Donovan Arnaud’s life on the river
Looking forward to what’s around the next bend
Donovan Arnaud gives the helm a small adjustment as he pilots his beloved Nugget upriver toward Merrickville. It takes a practised eye to navigate the hidden shallows and clumps of weeds along the narrow waterway, and Arnaud knows the river’s secrets intimately.
As we motor along between the grassy banks it is easy to forget that we are on the Rideau River at Burritts Rapids 45 minutes southwest of Ottawa, and not some sleepy backwater of Huck Finn’s Mississippi off Hannibal, Missouri. The vessel’s old-style charm brings smiles and waves from visiting boaters as they slip past in their powerful, modern cruisers.
The Nugget is a familiar sight to regular traffic on the river, as is Arnaud himself. Since 1989 the 69-year-old former naval reserve commander and retired federal government Public Safety program director has called this part of North Grenville between Merrickville and Kemptville home. For the past two years he has served the municipality as a councillor, chairing the Economic Development Advisory Committee, and representing council on the local BIA and chamber of commerce.
Arnaud is also well known through his community work with the local Navy League and Sea Cadets, Rotary Club, and as a lay reader with the Anglican Church. His wife Jennifer Franssen, who retired from Public Safety Canada herself a year ago, is also involved in Rotary, and is in her second term as president of the Kemptville Youth Centre.

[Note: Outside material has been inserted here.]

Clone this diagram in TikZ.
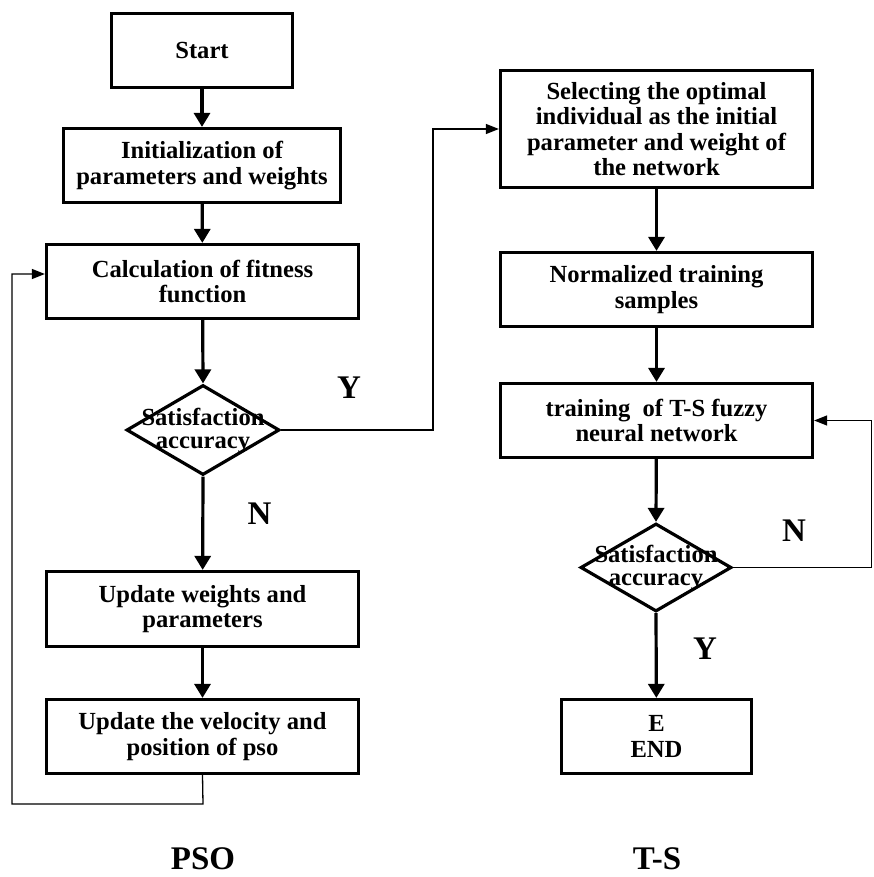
\documentclass[tikz,border=0pt]{standalone}
\usepackage{fontspec}
\setmainfont{Liberation Serif}
\usetikzlibrary{arrows.meta,shapes.geometric}
\newcommand\bxfont{\fontsize{24.6}{25.5}\selectfont\bfseries}
\newcommand\dgfont{\fontsize{24.6}{23}\selectfont\bfseries}
\newcommand\lbfont{\fontsize{33}{36}\selectfont\bfseries}
\begin{document}
\begin{tikzpicture}[x=1pt,y=-1pt,
  box/.style={draw, rectangle, line width=3.2pt, align=center, inner sep=0pt, font=\bxfont},
  dia/.style={draw, diamond, line width=3.2pt, inner sep=0pt},
  diatext/.style={align=center, inner sep=0pt, font=\dgfont},
  lbl/.style={inner sep=0pt, font=\lbfont},
  arr/.style={line width=3.2pt, -{Triangle[length=14pt,width=16pt]}},
  thinarr/.style={line width=1.3pt, -{Triangle[length=13pt,width=10pt]}},
  thinline/.style={line width=1.3pt}]
\useasboundingbox (0,0) rectangle (873,877);
% PSO column
\node[box, minimum width=181pt, minimum height=74pt] (start) at (202,50.5) {Start};
\node[box, minimum width=277pt, minimum height=74pt] (init) at (202,165.5) {Initialization of\\parameters and weights};
\node[box, minimum width=312pt, minimum height=74pt] (calc) at (202.5,281.5) {Calculation of fitness\\function};
\node[dia, minimum width=153pt, minimum height=90pt] (dia1) at (203,430) {};
\node[diatext] (dia1t) at (203,431) {Satisfaction\\accuracy};
\node[box, minimum width=312pt, minimum height=75pt] (upd1) at (202.5,609) {Update weights and\\parameters};
\node[box, minimum width=312pt, minimum height=74pt] (upd2) at (202.5,736.5) {Update the velocity and\\position of pso};
% T-S column
\node[box, minimum width=312pt, minimum height=117pt] (select) at (656.5,129) {Selecting the optimal\\individual as the initial\\parameter and weight of\\the network};
\node[box, minimum width=312pt, minimum height=74pt] (norm) at (656.5,289.5) {Normalized training\\samples};
\node[box, minimum width=312pt, minimum height=74pt] (train) at (656.5,420.5) {training\ \ of T-S fuzzy\\neural network};
\node[dia, minimum width=151pt, minimum height=88pt] (dia2) at (656,567.5) {};
\node[diatext] (dia2t) at (656,568) {Satisfaction\\accuracy};
\node[box, minimum width=190pt, minimum height=74pt] (end) at (656.5,736.5) {E\\END};
% labels
\node[lbl] (ly1) at (349,388) {Y};
\node[lbl] (ln1) at (259.5,513.5) {N};
\node[lbl] (ln2) at (794,531) {N};
\node[lbl] (ly2) at (705,649) {Y};
\node[lbl] (pso) at (203,859) {PSO};
\node[lbl] (ts) at (657,859) {T-S};
% thick arrows
\draw[arr] (start) -- (init);
\draw[arr] (init) -- (calc);
\draw[arr] (calc) -- (dia1.north);
\draw[arr] (dia1.south) -- (upd1);
\draw[arr] (upd1) -- (upd2);
\draw[arr] (select) -- (norm);
\draw[arr] (norm) -- (train);
\draw[arr] (train) -- (dia2.north);
\draw[arr] (dia2.south) -- (end);
% thin connectors
\coordinate (yB) at (433,129);
\draw[thinarr] (dia1.east) -| (yB) -- (select.west);
\coordinate (fb1) at (203,804);
\coordinate (fb2) at (12,274);
\draw[thinarr] (upd2.south) -- (fb1) -| (fb2) -- (calc.west |- fb2);
\coordinate (nB) at (871.5,420.5);
\draw[thinarr] (dia2.east) -| (nB) -- (train.east);
\end{tikzpicture}
\end{document}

“It doesn’t get any better than this,” Arnaud said. “Life is such a great adventure, and I’ve had some incredible opportunities. You never know what’s around the next bend.”
For most of his working life Arnaud has held responsible senior leadership positions in one form of government service or another. His record shows numerous awards for exemplary and meritorious service, validation of the personal progress he has made since finishing high school in Rouyn-Noranda, Que., where his father Eddie worked as a brakeman for the Canadian National Railway. His mother, Lillian May Fairbanks, was an English war bride from Manchester.
“Our family was close, but I was totally rudderless as a young man,” Arnaud said. “It was a time in my life when I didn’t know if I was coming or going. I was very undisciplined. The navy made me the man who I am today. It shaped me in every way.”
When he left the federal government in 2013, Arnaud said he was prepared financially but not emotionally for retirement. Having every day seem like a Saturday with nothing meaningful to do left him feeling miserable and depressed. Franssen encouraged him to get moving and investigate a few business opportunities, and supported his decision to throw his hat in the ring when a municipal councillor position opened up in 2015. It was the tonic he needed for finding his bearings again.
“It got me out of my funk,” he said. “Leadership has always been an important part of my life because of what you are able to do for other people.”
Arnaud feels a strong sense of duty toward the citizens of North Grenville, especially those who have special need of attention. On Remembrance Day last year his initiative to honour the life of a local soldier killed in action in Afghanistan in 2006 came to a successful conclusion when the Kemptville Armoury was renamed the Pte. Blake Williamson Memorial Hall.
“I felt it was important that we honour this young man who gave his life in the service of his country,” Arnaud said. “I got a lot of support from my colleagues on council, and we made it happen.”
Arnaud said life is precious and good these days, and he does not want to waste any of it through negative energy or hesitation.
“I’m about to turn 70 years old, and I have no intention whatsoever of not living life to the full,” he said. “Some people are afraid of what’s around the next bend in the river, but what’s life without risk? It isn’t worth living. At my time of life I want the river to continue.”